Cyberpunk 2077

Platforms: PC, Xbox One, Xbox Series XS, PS4, PS5, Google Stadia

Release Date: Thursday 10th December 2020

Genre(s): Action, Sci-Fi

A note before we begin with this review - this review is of the game played on the PS5, with a PS4 version of the game.

The reason we're making this distinction at the top of the review is that the experience of the game varies wildly from each different platform. For example, there's anecdotal evidence of the game being all but unplayable on a standard PS4, mildly better on the PS4 Pro, and somewhat better still on the PS5. Likewise, the same is true on the Xbox One, the Xbox Series S, and the Xbox Series X. At the same time, the PC appears to be the most stable version of the game.

We're now 100 words into this review, and so far, we haven't mentioned a single thing about the game. Why is that? Because so much of 'Cyberpunk 2077' and the discourse around it is swallowed up by the many, many glitches with the game. In our review of this game, we encountered several in the first few hours of the game. It crashed out at least twice. This was when the game was made available to all, not just a select few critics beforehand. In other words, the experience we've had of the game would likely be the same as yours.

When it comes to huge RPGs, players expect a few bugs and glitches. 'Fallout: New Vegas', 'Skyrim', 'Dragon Age' - they all had major issues at the beginning of their lives, but patches, updates, and bug chasing helped to make them far more stable and allow the features and story of the game to come to the surface. When these glitches and issues were swept away, the game that remained was one worth your time and effort. Players can be forgiving if there's a hope that the experience will be worth it. 'No Man's Sky' is often the example of a game redeeming itself in later life.

When that game was first launched, players were - rightfully - disgusted with the gulf between what was promised and what was delivered. Developers frequently overestimate their abilities, and very often can lead players on with unrealistic expectations. Yet, in recent years, there's been an understanding that some games can eventually get better with time, if you stick them out. That's the question that hangs over 'Cyberpunk 2077' at the moment.

Will it get better?

To be clear, 'Cyberpunk 2077' is effectively an unfinished product on consoles as of writing. There are many, many issues with the game and the gap between what is and what might have been becomes clearer the further you go into the game. It's not just in silly things like NPCs failing to sit properly on a chair and bobbing up and down as they do so, nor does it become apparent when you realise how empty some of the streets are, or the underground bars and taverns you frequent.

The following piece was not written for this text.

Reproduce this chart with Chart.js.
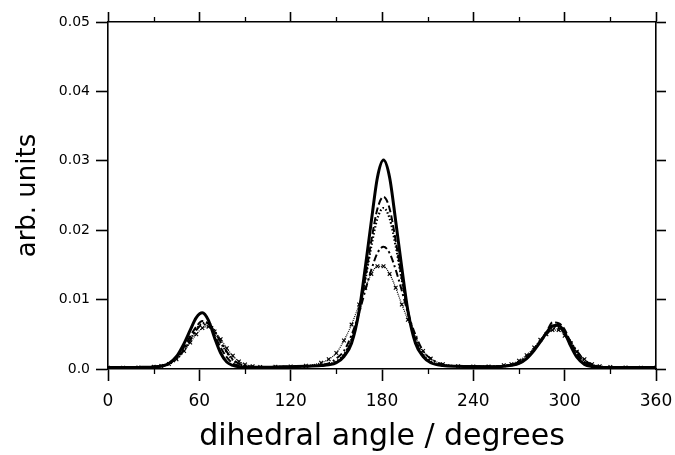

Instead, it comes through in the so-so gameplay and the weak animations. When you glimpse down at your character's shadow, you can see spindly arms flailing about as they run. When you hop off a motorcycle, the animation jerks its way through to the end of the sequence. The game feels small, but not in an intimate way. Rather, it feels like it's been tightly wrapped and constricted. You can't just drive your car through the streets of Night City, looking for action and whatever steps out in front of you. For one, the handling in the vehicles is ridiculously poor. Not only that, the AI for other NPCs on the road barely registers any kind of reaction.

The character life paths - Corpo, Nomad, and Street Kid - effectively amounts to a few dialogue choices, and a different intro before you reach a montage that appears in all versions of your character. Not only that, the gang system has - in our experience of the game so far - been non-existent. You can just about make out some ideas, but the truth is they're either not fully fleshed out, or they're so insignificant as to be easily dismissed.

The problem with 'Cyberpunk 2077' is that, when you play it, you want it to be so much better than it actually is. You're willing yourself to believe that, with the right combination of patches and upgrades, the game will get better. For those on the PlayStation 4 or 5, that might not be so. Sony took the unprecedented decision today to delist the game from its online store and offer full refunds to anyone who bought it that way. CD Projekt Red have said they intend to continue working on updates and patches for the game, but even then, will it be worth it?

There is a huge, huge amount of side-quests and ways to make the game run on far longer than you'd expect. The main campaign may not quite be as lengthy as we'd hoped, but there's a lot to like about it. For one, it has the best voice acting we've heard in a game in years, surpassing 'Red Dead Redemption II'. Keanu Reeves gives an impassioned, committed performance as Johnny Silverhand, and the concept is an intriguing one.

When the game is working fine and you're in it, it's really quite enjoyable. You'll find yourself grinning as you slink around a warehouse, dropping Maelstrom henchmen with a silenced pistol and hacking into the security cameras to erase your presence. When you're done with all that and looted the cash, your motorcycle is waiting outside for you to spin off into the endless neon landscape for the next job.

That's when 'Cyberpunk 2077' really soars, and gives you the feeling of a dense, layered story. It's too bad that that feeling doesn't come around often enough.

Given all of the very public issues with the game thus far on consoles, no doubt many people reading this are wondering if this review is a recommendation or not. The truth is we can't be sure either. The game itself has been so fundamentally riddled with problems that if there is promise to the game, it's a long way off being realised.